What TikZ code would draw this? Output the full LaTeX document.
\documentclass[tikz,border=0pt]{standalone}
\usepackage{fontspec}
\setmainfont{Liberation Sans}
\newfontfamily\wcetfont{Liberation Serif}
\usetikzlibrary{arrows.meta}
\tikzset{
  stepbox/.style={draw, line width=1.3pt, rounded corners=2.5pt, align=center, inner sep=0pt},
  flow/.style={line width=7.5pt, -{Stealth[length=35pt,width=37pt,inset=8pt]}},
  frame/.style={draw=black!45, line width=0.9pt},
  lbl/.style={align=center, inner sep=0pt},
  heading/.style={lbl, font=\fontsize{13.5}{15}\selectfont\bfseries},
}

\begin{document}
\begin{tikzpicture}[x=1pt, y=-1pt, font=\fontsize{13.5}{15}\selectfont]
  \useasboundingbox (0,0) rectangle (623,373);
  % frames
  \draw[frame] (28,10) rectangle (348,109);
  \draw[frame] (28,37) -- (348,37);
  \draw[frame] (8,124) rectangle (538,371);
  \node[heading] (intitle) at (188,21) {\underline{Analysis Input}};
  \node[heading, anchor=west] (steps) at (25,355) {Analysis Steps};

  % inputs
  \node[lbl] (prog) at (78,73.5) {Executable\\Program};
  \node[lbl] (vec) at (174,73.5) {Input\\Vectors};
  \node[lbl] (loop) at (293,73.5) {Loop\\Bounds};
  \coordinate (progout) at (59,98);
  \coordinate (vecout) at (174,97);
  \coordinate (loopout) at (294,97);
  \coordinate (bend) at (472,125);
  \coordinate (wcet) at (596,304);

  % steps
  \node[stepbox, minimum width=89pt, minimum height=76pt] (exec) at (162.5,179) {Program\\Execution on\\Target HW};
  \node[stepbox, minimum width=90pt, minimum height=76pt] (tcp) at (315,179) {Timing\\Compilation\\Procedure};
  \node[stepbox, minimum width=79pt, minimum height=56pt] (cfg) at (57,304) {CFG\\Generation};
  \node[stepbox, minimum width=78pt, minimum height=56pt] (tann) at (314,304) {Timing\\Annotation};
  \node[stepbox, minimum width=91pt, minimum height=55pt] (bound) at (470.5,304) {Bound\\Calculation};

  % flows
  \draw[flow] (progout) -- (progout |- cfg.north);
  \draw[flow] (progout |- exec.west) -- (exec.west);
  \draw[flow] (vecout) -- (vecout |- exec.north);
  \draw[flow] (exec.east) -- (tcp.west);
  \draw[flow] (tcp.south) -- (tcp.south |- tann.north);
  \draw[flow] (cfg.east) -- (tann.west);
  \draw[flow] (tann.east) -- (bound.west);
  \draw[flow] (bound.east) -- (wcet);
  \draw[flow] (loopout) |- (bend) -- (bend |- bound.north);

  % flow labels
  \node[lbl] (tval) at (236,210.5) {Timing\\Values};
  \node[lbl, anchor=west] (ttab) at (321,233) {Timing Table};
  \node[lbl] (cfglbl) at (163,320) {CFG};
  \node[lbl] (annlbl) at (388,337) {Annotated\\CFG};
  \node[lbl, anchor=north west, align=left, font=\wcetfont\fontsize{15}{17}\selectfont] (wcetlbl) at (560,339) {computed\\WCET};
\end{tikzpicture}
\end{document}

◆ INSTRUCTIONS TO FOLLOW ◆
Extract the complete listing verbatim.

◆ CORRECT OUTPUT ◆
What TikZ code would draw this? Output the full LaTeX document.
\documentclass[tikz,border=0pt]{standalone}
\usepackage{fontspec}
\setmainfont{Liberation Sans}
\newfontfamily\wcetfont{Liberation Serif}
\usetikzlibrary{arrows.meta}
\tikzset{
  stepbox/.style={draw, line width=1.3pt, rounded corners=2.5pt, align=center, inner sep=0pt},
  flow/.style={line width=7.5pt, -{Stealth[length=35pt,width=37pt,inset=8pt]}},
  frame/.style={draw=black!45, line width=0.9pt},
  lbl/.style={align=center, inner sep=0pt},
  heading/.style={lbl, font=\fontsize{13.5}{15}\selectfont\bfseries},
}

\begin{document}
\begin{tikzpicture}[x=1pt, y=-1pt, font=\fontsize{13.5}{15}\selectfont]
  \useasboundingbox (0,0) rectangle (623,373);
  % frames
  \draw[frame] (28,10) rectangle (348,109);
  \draw[frame] (28,37) -- (348,37);
  \draw[frame] (8,124) rectangle (538,371);
  \node[heading] (intitle) at (188,21) {\underline{Analysis Input}};
  \node[heading, anchor=west] (steps) at (25,355) {Analysis Steps};

  % inputs
  \node[lbl] (prog) at (78,73.5) {Executable\\Program};
  \node[lbl] (vec) at (174,73.5) {Input\\Vectors};
  \node[lbl] (loop) at (293,73.5) {Loop\\Bounds};
  \coordinate (progout) at (59,98);
  \coordinate (vecout) at (174,97);
  \coordinate (loopout) at (294,97);
  \coordinate (bend) at (472,125);
  \coordinate (wcet) at (596,304);

  % steps
  \node[stepbox, minimum width=89pt, minimum height=76pt] (exec) at (162.5,179) {Program\\Execution on\\Target HW};
  \node[stepbox, minimum width=90pt, minimum height=76pt] (tcp) at (315,179) {Timing\\Compilation\\Procedure};
  \node[stepbox, minimum width=79pt, minimum height=56pt] (cfg) at (57,304) {CFG\\Generation};
  \node[stepbox, minimum width=78pt, minimum height=56pt] (tann) at (314,304) {Timing\\Annotation};
  \node[stepbox, minimum width=91pt, minimum height=55pt] (bound) at (470.5,304) {Bound\\Calculation};

  % flows
  \draw[flow] (progout) -- (progout |- cfg.north);
  \draw[flow] (progout |- exec.west) -- (exec.west);
  \draw[flow] (vecout) -- (vecout |- exec.north);
  \draw[flow] (exec.east) -- (tcp.west);
  \draw[flow] (tcp.south) -- (tcp.south |- tann.north);
  \draw[flow] (cfg.east) -- (tann.west);
  \draw[flow] (tann.east) -- (bound.west);
  \draw[flow] (bound.east) -- (wcet);
  \draw[flow] (loopout) |- (bend) -- (bend |- bound.north);

  % flow labels
  \node[lbl] (tval) at (236,210.5) {Timing\\Values};
  \node[lbl, anchor=west] (ttab) at (321,233) {Timing Table};
  \node[lbl] (cfglbl) at (163,320) {CFG};
  \node[lbl] (annlbl) at (388,337) {Annotated\\CFG};
  \node[lbl, anchor=north west, align=left, font=\wcetfont\fontsize{15}{17}\selectfont] (wcetlbl) at (560,339) {computed\\WCET};
\end{tikzpicture}
\end{document}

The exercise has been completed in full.